The D.C. Council tentatively approved a bill yesterday that would allow women to join exclusive clubs and delayed action on a measure that would prohibit some landlords from submetering apartment buildings.

Also, in its last meeting before a two-month summer recess, the council voted to increase the District's gross receipts tax on utilities and broadened the eligibility requirements for the government's sluggish program of tenant assistance.

The club discrimination bill, introduced by council member Jim Nathanson (D-Ward 3) and supported by a variety of women's rights groups and civil libertarians, would affect only a few Washington institutions, chief among them the Cosmos and Metropolitan clubs.

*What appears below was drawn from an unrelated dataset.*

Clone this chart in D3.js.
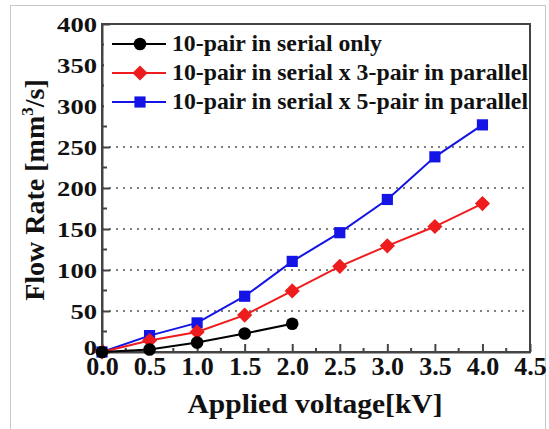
<!DOCTYPE html>
<html><head><meta charset="utf-8">
<script src="https://cdn.jsdelivr.net/npm/d3@7"></script>
<style>body{margin:0;background:#fff}svg{display:block}</style>
</head><body><svg id="c" width="549" height="429"></svg>
<script>
const xTicks = [0, 0.5, 1.0, 1.5, 2.0, 2.5, 3.0, 3.5, 4.0, 4.5];
const yTicks = [0, 50, 100, 150, 200, 250, 300, 350, 400];
const seriesNames = ["10-pair in serial only", "10-pair in serial x 3-pair in parallel", "10-pair in serial x 5-pair in parallel"];
const serialX = [0, 0.5, 1.0, 1.5, 2.0];
const serialY = [0, 3, 11.5, 22.5, 34.5];
const par3X = [0, 0.5, 1.0, 1.5, 2.0, 2.5, 3.0, 3.5, 4.0];
const par3Y = [0, 14, 24.5, 45, 74.5, 104.5, 129.5, 153, 181];
const par5X = [0, 0.5, 1.0, 1.5, 2.0, 2.5, 3.0, 3.5, 4.0];
const par5Y = [0, 20, 35.5, 68, 110.5, 145.5, 186, 238, 277];

const ctx = document.createElement("canvas").getContext("2d");
function has(f) {
  const s = "10-pair in serial xWmgil";
  ctx.font = "bold 30px monospace"; const a = ctx.measureText(s).width;
  ctx.font = `bold 30px "${f}", monospace`; const b = ctx.measureText(s).width;
  return Math.abs(a - b) > 0.5;
}
const cands = ["Liberation Serif", "Times New Roman", "Tinos", "Nimbus Roman", "FreeSerif", "Noto Serif", "DejaVu Serif"];
const found = cands.find(has) || "serif";
const FONT = `"${found}", serif`;

const svg = d3.select("#c");
const L = 102, R = 530, T = 24, B = 352;
const x = d3.scaleLinear().domain([0, 4.5]).range([L, R]);
const y = d3.scaleLinear().domain([0, 400]).range([B, T]);

svg.append("rect").attr("x", 10.5).attr("y", 5.5).attr("width", 535).attr("height", 430)
  .attr("fill", "none").attr("stroke", "#c8c8c8").attr("stroke-width", 1);

svg.append("g").selectAll("line").data(yTicks.filter(d => d > 0 && d < 400)).join("line")
  .attr("x1", L).attr("x2", R).attr("y1", d => y(d)).attr("y2", d => y(d))
  .attr("stroke", "#555").attr("stroke-width", 1.5).attr("stroke-dasharray", "2,5");

svg.append("rect").attr("x", L).attr("y", T).attr("width", R - L).attr("height", B - T)
  .attr("fill", "none").attr("stroke", "#444").attr("stroke-width", 2);

function styleText(sel, size) {
  sel.attr("font-family", FONT).attr("font-weight", "bold").attr("font-size", size).attr("fill", "#111");
}

const xAxis = d3.axisBottom(x).tickValues(xTicks).tickSizeInner(-8).tickSizeOuter(0).tickFormat(d3.format(".1f")).tickPadding(5);
const gx = svg.append("g").attr("transform", `translate(0,${B})`).call(xAxis);
gx.select(".domain").attr("stroke", "#444").attr("stroke-width", 2);
gx.selectAll(".tick line").attr("stroke", "#444").attr("stroke-width", 2);
styleText(gx.selectAll("text"), 26);
svg.append("g").selectAll("line").data(d3.range(0.25, 4.5, 0.5)).join("line")
  .attr("x1", d => x(d)).attr("x2", d => x(d)).attr("y1", B).attr("y2", B - 4)
  .attr("stroke", "#444").attr("stroke-width", 2);

const yAxis = d3.axisLeft(y).tickValues(yTicks).tickSizeInner(-8).tickSizeOuter(0).tickPadding(5);
const gy = svg.append("g").attr("transform", `translate(${L},0)`).call(yAxis);
gy.select(".domain").attr("stroke", "#444").attr("stroke-width", 2);
gy.selectAll(".tick line").attr("stroke", "#444").attr("stroke-width", 2);
styleText(gy.selectAll("text"), 22);
gy.selectAll("text").attr("textLength", d => String(d).length * 13.3).attr("lengthAdjust", "spacingAndGlyphs")
  .attr("y", d => d === 0 ? -5 : 0);
svg.append("g").selectAll("line").data(d3.range(25, 400, 50)).join("line")
  .attr("x1", L).attr("x2", L + 5).attr("y1", d => y(d)).attr("y2", d => y(d))
  .attr("stroke", "#444").attr("stroke-width", 2);

const xt = svg.append("text").attr("x", 315).attr("y", 413).attr("text-anchor", "middle")
  .attr("textLength", 255).attr("lengthAdjust", "spacingAndGlyphs").text("Applied voltage[kV]");
styleText(xt, 28);
const yt = svg.append("text").attr("transform", "translate(44,190) rotate(-90)").attr("text-anchor", "middle");
styleText(yt, 28);
yt.append("tspan").text("Flow Rate [mm");
yt.append("tspan").attr("font-size", 17).attr("dy", -11).text("3");
yt.append("tspan").attr("dy", 11).text("/s]");

const diamond = d3.symbol().type({draw(c, size) { const r = Math.sqrt(size / 2); c.moveTo(0, -r); c.lineTo(r, 0); c.lineTo(0, r); c.lineTo(-r, 0); c.closePath(); }});
const series = [
  {xs: serialX, ys: serialY, color: "#000", sym: d3.symbol().type(d3.symbolCircle).size(125)},
  {xs: par3X, ys: par3Y, color: "#ee1c1c", sym: diamond.size(115)},
  {xs: par5X, ys: par5Y, color: "#1414e6", sym: d3.symbol().type(d3.symbolSquare).size(125)},
];
const line = d3.line().x(d => x(d[0])).y(d => y(d[1]));
[2, 1, 0].forEach(i => {
  const s = series[i];
  const pts = s.xs.map((v, j) => [v, s.ys[j]]);
  svg.append("path").datum(pts).attr("d", line).attr("fill", "none").attr("stroke", s.color).attr("stroke-width", 2);
  svg.append("g").selectAll("path").data(pts).join("path")
    .attr("transform", d => `translate(${x(d[0])},${y(d[1])})`)
    .attr("d", s.sym()).attr("fill", s.color);
});

const lg = svg.append("g");
lg.append("rect").attr("x", L + 2).attr("y", T + 2).attr("width", R - L - 4).attr("height", 92).attr("fill", "#fff");
const legW = [210, 356, 356];
series.forEach((s, i) => {
  const yy = 44 + i * 29;
  lg.append("line").attr("x1", 112).attr("x2", 166).attr("y1", yy).attr("y2", yy).attr("stroke", s.color).attr("stroke-width", 2);
  lg.append("path").attr("transform", `translate(140,${yy})`).attr("d", s.sym()).attr("fill", s.color);
  const t = lg.append("text").attr("x", 172).attr("y", yy + 7)
    .attr("textLength", legW[i]).attr("lengthAdjust", "spacingAndGlyphs").text(seriesNames[i]);
  styleText(t, 23);
});
</script></body></html>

Such institutions, which have more than 350 members and regularly serve meals, are not "distinctly private," supporters of the legislation have argued, and must comply with antidiscrimination provisions in D.C. human rights law.

"When those in our community with power, prestige and money are allowed to discriminate against a group irrespective of individual merit, they legitimize discrimination in the eyes of the public," Nathanson said. A final vote on the measure is to be taken when the council returns in the fall.

The utilities tax, which received final approval yesterday, would raise nearly $20 million annually through imposition of a surcharge on long-distance phone use. The Chesapeake and Potomac Telephone Co. has estimated that the bill would cost the company $7 million to $10 million per year.

The lengthiest debate yesterday was reserved for the submetering measure, which as originally drafted would have allowed landlords in the District to install separate utility meters in leased dwellings and charge tenants individually for gas, electric or water use.

But the council's Public Services Committee, chaired by Frank Smith (D-Ward 1), amended the bill to reverse its intent so that its practical effect would be to prohibit submetering in residential buildings, with the exception of condominiums and cooperatives.

The sponsors of the measure as it was first drafted, H.R. Crawford (D-Ward 7) and Betty Ann Kane (D-At Large), expressed outrage yesterday that their bill had been turned inside out.

"To act today would be acting prematurely," said Crawford, who argued that officials in Maryland and Virginia have not reported problems since laws similar to the one he and Kane proposed were enacted in those jurisdictions.

"What is troubling is that we're going to allow this for some renters and prohibit it for others," said council member John Ray (D-At Large). The council agreed to exempt new construction from the prohibition before moving to table the legislation until the fall.

The District's Tenant Assistance Program is supposed to receive a boost from altered regulations passed yesterday. Ray said that by allowing families to use government rental assistance to defray costs where they now live, more people will qualify for the program.